May 2024 Anglican Commentary: Maxine King, M. Div. Class of ’24

May 2024 Anglican Commentary

One of the great joys of my VTS education has been the wonderful opportunities to connect with visitors from all over the Anglican Communion. In this last month of my time in Alexandria, I was again fortunate to meet, pray with, and learn from another Anglican visitor: David Monteith, the Dean of Canterbury Cathedral.

Dean Monteith answered questions and gave informal remarks at the annual dinner for the Companions of the Center for Anglican Communion Studies and preached at our Wednesday morning Eucharist. As Dean of Canterbury, Dean Monteith occupies a strange sort of position in his role as a leader of a particular local congregation that has such a communion-wide significance (a significance undergoing some controversy and contestation at the moment!). We were privileged to hear of both these local and global considerations and how Dean Monteith ministers in each of these overlapping contexts.

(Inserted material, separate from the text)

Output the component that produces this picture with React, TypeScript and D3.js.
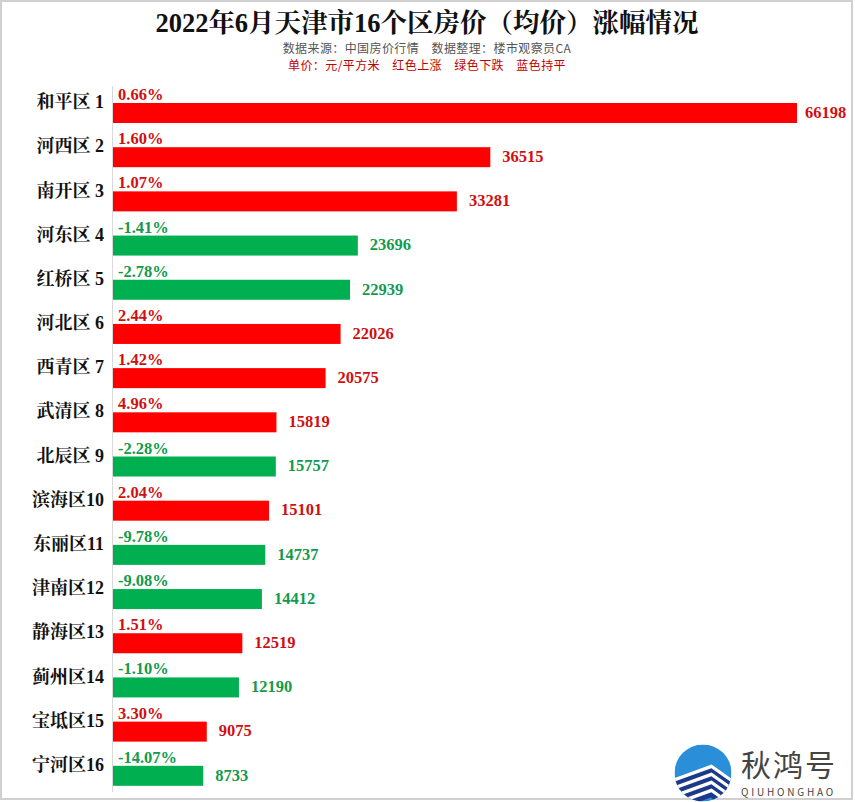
import React from "react";
import * as d3 from "d3";

const districts = ["和平区 1","河西区 2","南开区 3","河东区 4","红桥区 5","河北区 6","西青区 7","武清区 8","北辰区 9","滨海区10","东丽区11","津南区12","静海区13","蓟州区14","宝坻区15","宁河区16"];
const prices = [66198,36515,33281,23696,22939,22026,20575,15819,15757,15101,14737,14412,12519,12190,9075,8733];
const changes = [0.66,1.60,1.07,-1.41,-2.78,2.44,1.42,4.96,-2.28,2.04,-9.78,-9.08,1.51,-1.10,3.30,-14.07];

const W = 855, H = 802;
const serif = "'Times New Roman', 'Liberation Serif', 'Noto Serif CJK SC', serif";
const cjkSerif = "'Liberation Serif', 'Noto Serif CJK SC', 'Noto Sans CJK SC', serif";
const sans = "'Noto Sans CJK SC', 'Noto Sans', sans-serif";

export default function App() {
  const x = d3.scaleLinear().domain([0, 66198]).range([113, 797]);
  const y = d3.scaleBand<string>().domain(districts).range([88, 795]);
  const barOff = 15;
  const barH = 20;
  const fmt = (v: number) => v.toFixed(2) + "%";
  const cx = 703, cy = 773, r = 28.5;
  return (
    <svg width={W} height={H} style={{ position: "absolute", left: 0, top: 0, background: "#fff" }}>
      <rect x={0} y={0} width={W} height={H} fill="#fff" />
      <rect x={1} y={1} width={851} height={798} fill="none" stroke="#d0d0d0" strokeWidth={2} />
      <text x={427} y={32} textAnchor="middle" fontFamily={cjkSerif} fontWeight="bold" fontSize={26.5} fill="#111">
        2022年6月天津市16个区房价（均价）涨幅情况
      </text>
      <text x={427} y={53} textAnchor="middle" fontFamily={sans} fontSize={12} fill="#555" letterSpacing={0.4}>
        数据来源：中国房价行情　数据整理：楼市观察员CA
      </text>
      <text x={427} y={69.5} textAnchor="middle" fontFamily={sans} fontSize={12} fill="#c00000" letterSpacing={0.4}>
        单价：元/平方米　红色上涨　绿色下跌　蓝色持平
      </text>
      <line x1={112.5} x2={112.5} y1={86} y2={792} stroke="#d9d9d9" strokeWidth={1} />
      {districts.map((d, i) => {
        const top = (y(d) as number) + barOff;
        const up = changes[i] > 0;
        const barColor = up ? "#ff0000" : "#00b050";
        const txtColor = up ? "#d01010" : "#139a4e";
        const xe = x(prices[i]);
        const label = String(prices[i]);
        const lx = Math.min(xe + 12, 848 - label.length * 8.6);
        return (
          <g key={d}>
            <text x={104} y={top + 1} textAnchor="end" dominantBaseline="middle" fontFamily={cjkSerif} fontWeight="bold" fontSize={18} fill="#111">
              {d}
            </text>
            <rect x={x(0)} y={top} width={xe - x(0)} height={barH} fill={barColor} />
            <text x={118} y={top - 3} fontFamily={serif} fontWeight="bold" fontSize={16.5} fill={txtColor}>
              {fmt(changes[i])}
            </text>
            <text x={lx} y={top + barH / 2 + 1} dominantBaseline="middle" fontFamily={serif} fontWeight="bold" fontSize={16.5} fill={txtColor}>
              {label}
            </text>
          </g>
        );
      })}
      <defs>
        <clipPath id="logoClip">
          <circle cx={cx} cy={cy} r={r} />
        </clipPath>
      </defs>
      <g clipPath="url(#logoClip)">
        <rect x={cx - r} y={cy - r} width={2 * r} height={2 * r} fill="#2a8fd8" />
        {[0, 1, 2, 3].map((k) => {
          const o = k * 8;
          const pts = [
            [cx - r - 2, cy + 10 + o],
            [cx + 8, cy - 4 + o],
            [cx + r + 2, cy + 12 + o],
          ];
          const line = d3.line()(pts as [number, number][]) as string;
          return (
            <g key={k}>
              <path d={line} fill="none" stroke="#fff" strokeWidth={8} />
              <path d={line} fill="none" stroke="#1d3a8a" strokeWidth={5} transform="translate(0,2)" />
            </g>
          );
        })}
      </g>
      <text x={741} y={776} fontFamily={sans} fontSize={30} fill="#444" letterSpacing={2}>秋鸿号</text>
      <text x={741} y={796} fontFamily={sans} fontSize={10} fill="#444" letterSpacing={2.8}>QIUHONGHAO</text>
    </svg>
  );
}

And even if the relation between the local and wider communion is a bit more explicit in the case of the work of the Dean of Canterbury, our local work and ministry could stand to be reminded of this vital connection. No matter how local and merely parochial our ministries might seem, they are intimately and inherently knit within the entire communion of Anglicans and of all the saints. Just this is the autonomous interdependence that characterizes our Communion.

It is always a great joy that no matter how short a visit, these visitors almost always participate in the peculiar rhythms of our seminary life. Pithily summed up as “Class, Chapel, Lunch,” it names our intention to learn together, worship together, and eat together. And though this tripartite rule sums up the particular commitment we make to each other as a seminary community, the visitors who join us remind us that such a commitment exists between all Anglicans and all Christians. We commit to learning with and from each other; we commit to praying for and with one another; and we commit to fellowship with and materially caring for one another.

The gift of the Anglican Communion, the Center for Anglican Communion Studies, and Dean Monteith’s visit is that they all make this commitment to walking together visible and tangible. May we never forget it!